Пирог с крапивой и золой. Настой из памяти и веры

22
18
20
22
24
26
28
30

Стараюсь сфокусировать взгляд на кончиках. На узлах и нитках, на дорожках, на прожилках рек на карте и черных капиллярах. Нет, я слишком долго просто смотрю. Я справлюсь.

И все же почему меня не остригли? Сквозь решетку в верхней части двери моей палаты я видела других больных, тех, кому разрешено передвигаться самостоятельно. Иногда они сами заглядывали ко мне, пытаясь просунуть любопытные лица между прутьев.

Каждая носит такую же свободную рубашку до щиколоток. Ни пояска, ни пуговиц. Свободный ворот, из которого то и дело вываливается плечо и торчат ключицы. Серое некрашеное полотно. Опять униформа.

Все эти женщины, обитательницы восточного крыла больницы, они стрижены коротко. Их волосы выглядят так, будто их обкорнал слепой пастух овечьими ножницами. А мне сохранили мои неудобные, мои преступно непослушные кудри.

Причина проста. По этой же причине я здесь, в чистенькой больнице под Познанью, близко к дому, а не где‑нибудь в тюрьме, – деньги и связи. Мать никогда не умела обращаться с первым, но виртуозно владела вторым. Ей все же пришлось прервать свои парижские гастроли и заняться моей судьбой.

Она выхлопотала для меня отсрочку на обследование и вынесение диагноза, подмазала директора этой богадельни, скандалила с пеной у рта, чтобы меня «не превращали в уродца». Даже не знаю, зачем ей это. Даже не знаю, стоит ли мне быть благодарной. Мне трудно об этом думать, я начинаю нервничать и…

– Тебе помочь? – врывается в мои размышления голос медсестры. Он такой приторный, что мне хочется воткнуть ручку гребня ей в горло. Или себе в ухо.

– Нет, спасибо. Я… отвлеклась.

«Задумалась» – тоже опасное слово. За ним следуют вопросы.

Наматываю распутанную прядь на палец и отпускаю. Получился почти приличный локон. Беру еще клок волос и начинаю работу заново.

Что было раньше? Чем дальше события, чем ближе они к тому дню, когда меня запихнули в машину и укрыли лицо тряпицей, пропитанной эфиром, тем сложней мне о них вспоминать. Они сбиваются в ком, путаются местами, я не помню ни вопросов ни ответов, ни ночей ни дней. Я думала одно, с языка срывалось другое, тело выдавало третье. Интересно, все ли преступники так чувствуют?
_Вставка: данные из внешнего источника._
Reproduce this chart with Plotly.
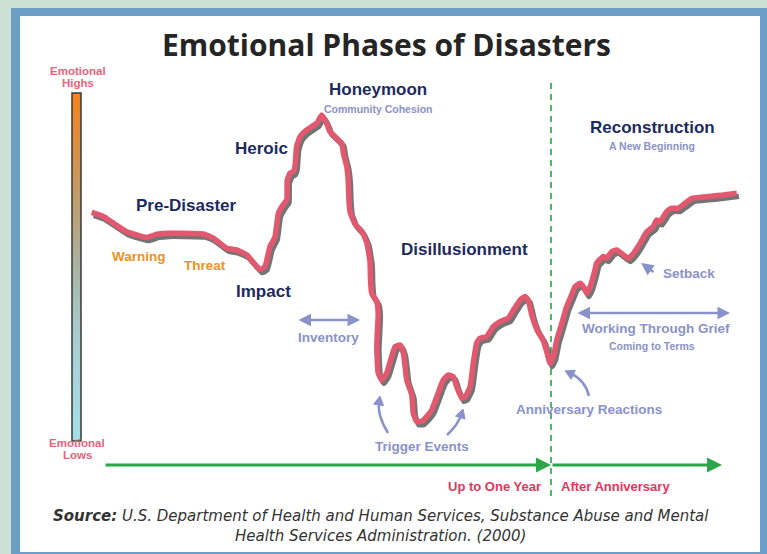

Меня долго допрашивали. Часы, может быть, сутки. Я честно пыталась рассказывать все по порядку, ничего не упускать. Полицейские слушали меня, а потом… Один из них нервничал, он взял часы с блестящей крышкой и принялся их крутить, и крутить, и… Все стало гораздо хуже.

Меня перевели в городскую больницу. Допросы продолжались. Мне сказали, что в пансионе ничего не нашли. Никаких записей, красных нитей, никаких следов эксперимента. Но я видела – они лгут, лгут, чтобы меня проверить. Так я и сказала. Помню, как они переглянулись.

А тихий человечек в углу впервые за много часов подал голос. Он сказал три слова, которые решили мою дальнейшую судьбу:

– Истерия. Аффективный психоз.

Слушания по делу об убийстве пана Лозинского я почти не помню. Рядом был громкий мужчина, он все время призывал вглядеться в мое «ангельское лицо», называл «невинной мученицей» и взывал к милосердию. Говорил, что современная медицина еще может спасти мою заблудшую душу. Я его ненавидела. Даже больше тех, кто твердил, что я опасна, что я все продумала.

Почему? Потому что в надежде быть услышанной и понятой я рассказала адвокату все. Он записал все слово в слово. Но ничего из этого не прозвучало в суде. Приговор отложили до окончания обследования.

А дальше снова полились деньги и закружились связи. Меня обследовали, и обследовали, и обследовали… По крайней мере, так это называлось.

Не уверена, что можно понять о человеке, хлеща его водой из пожарного шланга. Багровые пятна еще долго не сходили у меня с груди, живота и бедер. А я все трогала их, проминала кровоподтеки пальцами, потому что успокоительные уже начали смазывать реальность. Мне хотелось чувствовать свое тело, удостоверяться, что я все еще нахожусь внутри него.

Вначале я еще не была такой смирной, как теперь. Когда начались встречи с лечащим врачом, я предприняла еще одну попытку достучаться хоть до кого‑нибудь. Он был мягок, деликатен, слушал и много кивал. А потом вдруг спросил, есть ли у меня месячные и не двоится ли в глазах.